[Begin]

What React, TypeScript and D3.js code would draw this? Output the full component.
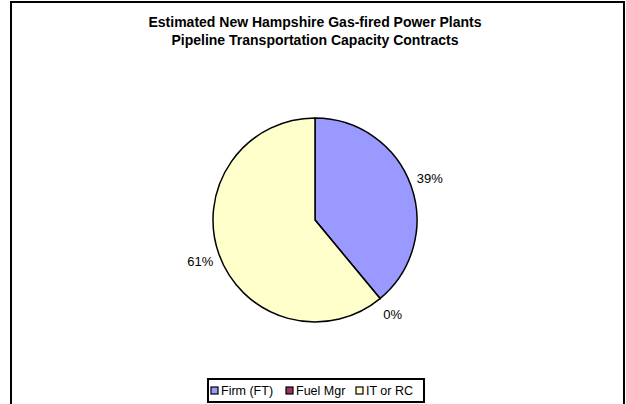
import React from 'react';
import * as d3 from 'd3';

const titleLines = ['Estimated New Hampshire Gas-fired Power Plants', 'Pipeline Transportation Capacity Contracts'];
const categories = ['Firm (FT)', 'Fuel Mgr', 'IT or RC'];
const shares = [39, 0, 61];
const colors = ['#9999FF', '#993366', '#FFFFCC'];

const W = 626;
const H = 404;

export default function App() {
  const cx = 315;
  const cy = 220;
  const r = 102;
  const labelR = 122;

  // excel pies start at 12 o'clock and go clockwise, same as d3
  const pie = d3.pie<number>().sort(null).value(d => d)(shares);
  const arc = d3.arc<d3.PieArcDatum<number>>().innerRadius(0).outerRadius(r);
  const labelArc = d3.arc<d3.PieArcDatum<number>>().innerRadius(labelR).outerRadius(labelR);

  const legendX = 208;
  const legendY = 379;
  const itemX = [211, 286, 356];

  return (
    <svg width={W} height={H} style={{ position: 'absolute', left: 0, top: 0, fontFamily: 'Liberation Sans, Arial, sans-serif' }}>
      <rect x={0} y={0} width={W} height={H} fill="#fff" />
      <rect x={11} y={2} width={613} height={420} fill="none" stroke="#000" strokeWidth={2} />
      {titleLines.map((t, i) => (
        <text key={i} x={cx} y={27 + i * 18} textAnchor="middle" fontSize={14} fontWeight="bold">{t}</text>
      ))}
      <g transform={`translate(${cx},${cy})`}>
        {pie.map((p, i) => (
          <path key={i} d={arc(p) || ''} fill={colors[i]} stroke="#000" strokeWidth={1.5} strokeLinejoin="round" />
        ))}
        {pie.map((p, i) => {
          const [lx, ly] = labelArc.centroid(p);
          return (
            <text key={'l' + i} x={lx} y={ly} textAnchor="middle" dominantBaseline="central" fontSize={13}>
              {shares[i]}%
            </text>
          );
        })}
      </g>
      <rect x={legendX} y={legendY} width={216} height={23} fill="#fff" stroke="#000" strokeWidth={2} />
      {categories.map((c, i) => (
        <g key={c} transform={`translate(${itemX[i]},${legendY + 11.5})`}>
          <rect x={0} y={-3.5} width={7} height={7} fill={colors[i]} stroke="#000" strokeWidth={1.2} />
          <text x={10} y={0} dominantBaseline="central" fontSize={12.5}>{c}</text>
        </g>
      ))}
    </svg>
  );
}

[End]

Task to complete:
Pick out every line holding the string "React" and return it.

Output for this task:
What React, TypeScript and D3.js code would draw this? Output the full component.
import React from 'react';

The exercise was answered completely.